Combien de temps serons-nous encore témoins de cet interminable petit jeu de «je mobilise plus que toi», «je suis plus populaire que tu ne l’es» que nous livrent pouvoir et opposition ? Depuis que le président du Faso a jeté bas le masque le 12 décembre 2013, le lendemain de la fête nationale célébrée à Dori, annonçant sa volonté de recourir au peuple pour faire sauter la clause limitative du nombre de mandats présidentiels, la rue est devenue le théâtre d’une véritable bataille rangée entre pro et anti-référendum. Aux journées de protestation des partis affiliés au chef de file de l’opposition, comme la mémorable marche du 18 janvier 2014 à Ouagadougou, succèdent les marche-meetings de soutien de la majorité à l’initiative du chef de l’Etat. Sans compter les petites et grandes manifestations locales pour ou contre la levée du verrou constitutionnel.
Après cette phase pédestre, la guerre de l’article 37 est entrée, depuis, dans une nouvelle phase, avec la bataille des stades, où se joue un jeu d’un tout autre genre.
Le MPP, parti de dissidents du CDP, a réussi la prouesse de remplir le stade municipal de Ouagadougou le 6 avril 2014 à l’occasion de son premier congrès ? Le Front républicain, regroupement favorable à la réforme constitutionnelle, riposte six jours plus tard à Bobo-Dioulasso en faisant le plein du stade Wobi.
Mais il en faut plus à chaque camp pour tester sa capacité de mobilisation.
Et rebelote pour les partisans de la clause limitative du nombre du nombre de mandats, qui prennent d’assaut la cuvette du stade du 4-Août à ras bord ce 31 mai. Le 21 juin dernier, la «firme Blaise Compaoré» remet les pendules à l’heure et tient ainsi sa revanche dans ce qui est devenu à chacun son plein de stade.
Une émulation au cours de laquelle chacun des protagonistes utilise tous les moyens dont il dispose pour prendre le dessus sur son vis-à-vis. C’est de bonne guerre, tant que cette rivalité se joue dans le stricte cadre républicain, comme c’est le cas jusque-là.
Mais ça commence à être lassant et on se demande jusqu’à quand pouvoir et opposition vont s’ingénier à nous en mettre plein la vue avec le même cirque.

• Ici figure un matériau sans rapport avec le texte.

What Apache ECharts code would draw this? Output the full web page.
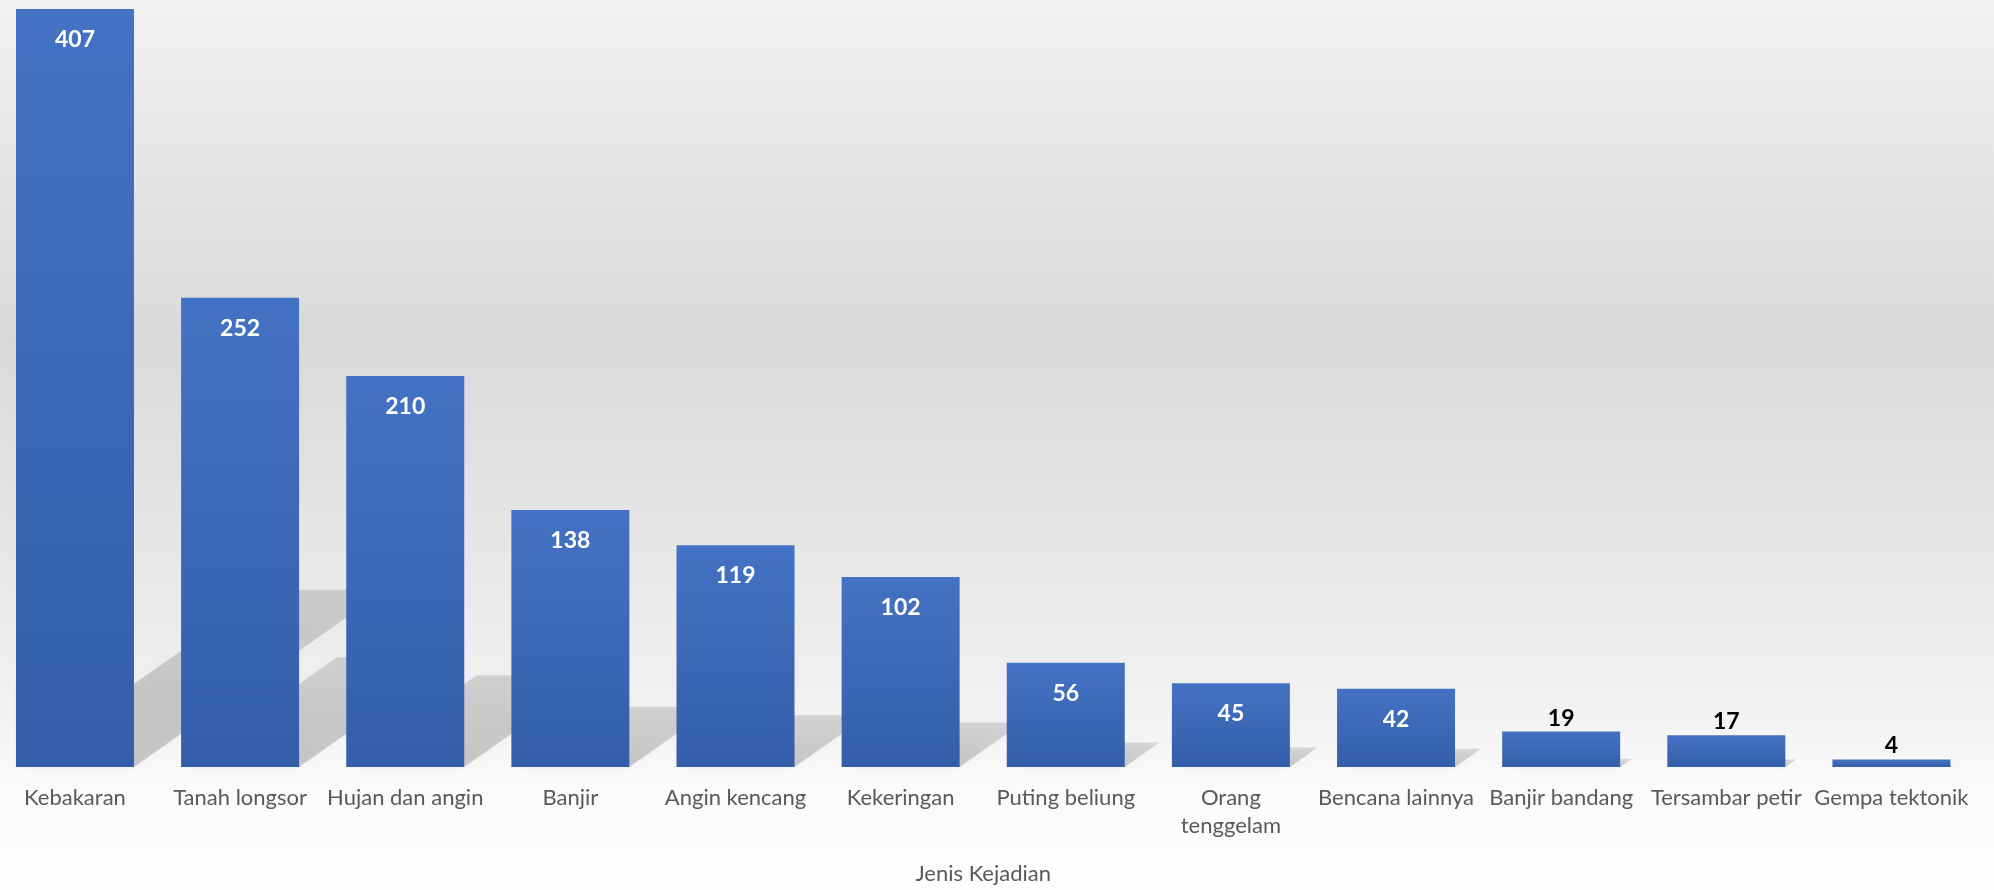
<!DOCTYPE html>
<html><head><meta charset="utf-8">
<script src="https://cdn.jsdelivr.net/npm/echarts@6/dist/echarts.min.js"></script>
<style>html,body{margin:0;padding:0;background:#fff;overflow:hidden}#c{position:absolute;left:-8px;top:0;width:2002px;height:890px}</style>
</head><body><div id="c"></div>
<script>
const categories = ['Kebakaran','Tanah longsor','Hujan dan angin','Banjir','Angin kencang','Kekeringan','Puting beliung','Orang\ntenggelam','Bencana lainnya','Banjir bandang','Tersambar petir','Gempa tektonik'];
const values = [407,252,210,138,119,102,56,45,42,19,17,4];
const axisTitle = 'Jenis Kejadian';

const BAR_RATIO = 118 / 165.14;
const FONT = 'Lato';
const chart = echarts.init(document.getElementById('c'), null, {renderer: 'canvas'});

const barData = values.map(v => v >= 30 ? {value: v} : {
  value: v,
  label: {position: 'top', color: '#000000', distance: 2}
});

chart.setOption({
  animation: false,
  backgroundColor: {
    type: 'linear', x: 0, y: 0, x2: 0, y2: 1,
    colorStops: [
      {offset: 0, color: '#f2f2f2'},
      {offset: 0.38, color: '#d9d9d9'},
      {offset: 0.80, color: '#f2f2f2'},
      {offset: 0.88, color: '#fafafa'},
      {offset: 1, color: '#fefefe'}
    ]
  },
  grid: {left: 0.4, right: 20, top: 9, bottom: 122, containLabel: false},
  xAxis: {
    type: 'category',
    data: categories,
    axisLine: {show: false},
    axisTick: {show: false},
    axisLabel: {
      interval: 0, margin: 17, color: '#595959',
      fontFamily: FONT, fontSize: 22, lineHeight: 28
    },
    name: axisTitle,
    nameLocation: 'middle',
    nameGap: 96,
    nameTextStyle: {color: '#595959', fontFamily: FONT, fontSize: 22}
  },
  yAxis: {
    type: 'value', min: 0, max: Math.max.apply(null, values), show: false,
    splitLine: {show: false}
  },
  series: [
    {
      type: 'custom',
      z: 1,
      silent: true,
      data: values.map((v, i) => [i, v]),
      encode: {x: 0, y: 1},
      renderItem: function (params, api) {
        const i = api.value(0), v = api.value(1);
        const top = api.coord([i, v]);
        const base = api.coord([i, 0]);
        const w = api.size([1, 0])[0] * BAR_RATIO;
        const h = (base[1] - top[1]) * 0.234;
        const dx = h * 1.42;
        const x0 = base[0] - w / 2, x1 = base[0] + w / 2, y0 = base[1];
        return {
          type: 'polygon',
          shape: {points: [[x0, y0], [x1, y0], [x1 + dx, y0 - h], [x0 + dx, y0 - h]]},
          style: {
            fill: {
              type: 'linear', x: 0, y: 1, x2: 0, y2: 0,
              colorStops: [{offset: 0, color: 'rgba(0,0,0,0.19)'}, {offset: 1, color: 'rgba(0,0,0,0.12)'}]
            },
            shadowBlur: 10, shadowColor: 'rgba(0,0,0,0.15)'
          }
        };
      }
    },
    {
      type: 'bar',
      z: 2,
      data: barData,
      barWidth: (BAR_RATIO * 100) + '%',
      itemStyle: {
        color: {
          type: 'linear', x: 0, y: 0, x2: 0, y2: 1,
          colorStops: [{offset: 0, color: '#4472c4'}, {offset: 1, color: '#345ea8'}]
        }
      },
      label: {
        show: true, position: 'insideTop', distance: 19,
        color: '#ffffff', fontWeight: 'bold', fontFamily: FONT, fontSize: 23
      }
    }
  ]
});
</script></body></html>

Chaque camp étant passé maître dans l’art d’occuper les esprits et les stades, on a pitié des Burkinabè qui vont devoir suivre un spectacle digne de Tom and Jerry, le célèbre court-métrage américain.
Franchement, cette espèce de course-poursuite commence à devenir ennuyeuse. C’est d’autant plus assommant qu’on y à affaire aux mêmes acteurs, à la même pantomime et surtout à la même rhétorique : « oui au référendum/non au référendum ; « c’est constitutionnel/c’est anticonstitutionnel » ; « on va remplir le stade recto-verso » et tutti quanti.
Avouons que tout ça, ça ne vole pas haut. On croirait entendre des garnements dans une cour de récréation.
Tant qu’à faire, il faut qu’on en finisse une bonne fois pour toutes. Et cela passe par l’officialisation de l’ « affaire » et advienne que pourra.
Le hic, c’est que Blaise Compaoré va nous laisser mariner dans notre jus pendant un bon bout de temps. C’est que c’est bientôt les vacances gouvernementales, et on voit mal Kosyam donner le signal à cette période. Cela est d’autant vrai que le chef de l’Etat, qui doit assister au Sommet Afrique/USA en début août, ne prendra pas le risque de se rendre à Washington souillé de tripatouillite. Il ne fera pas cette bravade à Barak Obama, celui-là même qui, dans son discours d’Accra en juillet 2009, déclarait : «L’histoire est du côté de ces courageux Africains et non dans le camp de ceux qui se servent de coup d’Etat ou qui modifient les Constitutions pour rester au pouvoir. L’Afrique n’a pas besoin d’hommes forts mais d’institutions fortes».
Sauf contrainte majeure d’agenda, l’annonce officielle du référendum ne sera pas faite avant septembre.
On va donc devoir barboter trois mois de plus dans ce long et épuisant faux suspense à l’issue incertaine mais aux répercussions économiques certaines tant les investisseurs sont eux aussi dans l’expectative.